Divinity II: Ego Draconis
If there's one area where Divinity 2 truly succeeds, it's in your ability to transform into a dragon
- Huge and varied skill tree that encourages mixing and matching, interesting and often humorous quests, you get to be a dragon!
- Weightless combat, stiff character animations, user-unfriendly maps make sidequests a pain.
An ambitious and attractive fantasy-themed dungeon crawler, lacklustre combat and a boring narrative hold the latest installation in the Divinity series back from RPG greatness.
Price$ 99.95 (AUD)
Divinity 2: Ego Draconis is a game full of great ideas that are nearly undone by depressingly poor execution. For instance, the game's plot is full of interesting wrinkles, but I honestly never found myself caring. At Divinity 2's outset, you're a dragon slayer, but before long, you slip into the scaly skin of a dragon knight -- that is, the very thing you allegedly trained to kill for your entire life. This basically means that everything you know is a lie. That's kind of a big deal but the game haphazardly stumbles into this plot point with very little setup, leaving you confused and underwhelmed. Much of Divinity 2s story unfolds in a similar manner: It starts with a bang and ends with a clunk.
The game's stiff, over-exaggerated character animations don't help, either. Instead of conveying the broad range of human emotions one might associate with morally gray world-saving, characters appear to be practising for their final exams at mime college. And if your story's trying to go toe-to-toe with cinematic epics like Mass Effect and Dragon Age (and I assume it is, since it uses the same conversation system), a lackluster effort just won't cut it.
Divinity 2's hack 'n' slash combat starts with a similarly promising sprint, but quickly falls behind the rest of the pack. The game's immense skill tree doesn't pigeon-hole you into a single class, instead allowing you to mix-and-match until your heart's content. For example, I whipped up a warrior that had his summons provide support while he fought on the front lines. But the actual combat itself feels weightless and lacks visceral appeal. Translation: it's boring. Quests, too, suffer from "nearly great" syndrome, providing a hundreds of (often humorously) entertaining reasons for your dungeon-spelunking, but it taxes your patience with a map system that fails to mark sidequests and a similarly vague logbook.

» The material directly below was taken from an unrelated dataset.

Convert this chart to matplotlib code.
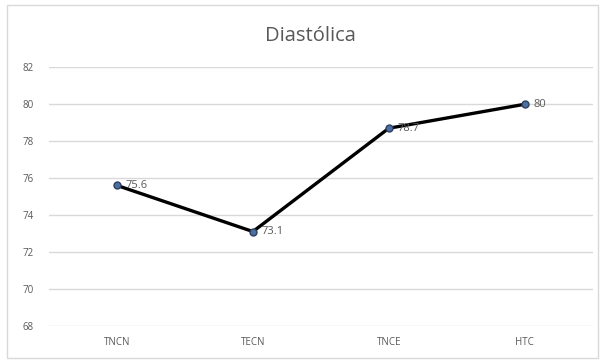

In fact, the interface as a whole is clunky and inconvenient, and while the PC version of Divinity 2 improves on this somewhat, it's still barely passable. Beyond that, the two versions are nearly identical.
If there's one area where Divinity 2 truly succeeds, it's in your ability to transform into a dragon. The ability opens up later in the game, and when it does, it's beautifully empowering, casting much of the game world in a new light. One second, you're a tiny, soft-skinned man, and the next, you're a flying, fire-breathing dragon. This is, perhaps, the closest you'll ever get to being Trogdor in a videogame. Unfortunately, that singular reward doesn't make up for Divinity 2's many faults. It promises you the world, but never delivers, which is a shame, because, with some polish and some elbow grease, it could've been a spectacular RPG on the order of a BioWare classic. As is, though, I simply cannot recommend it.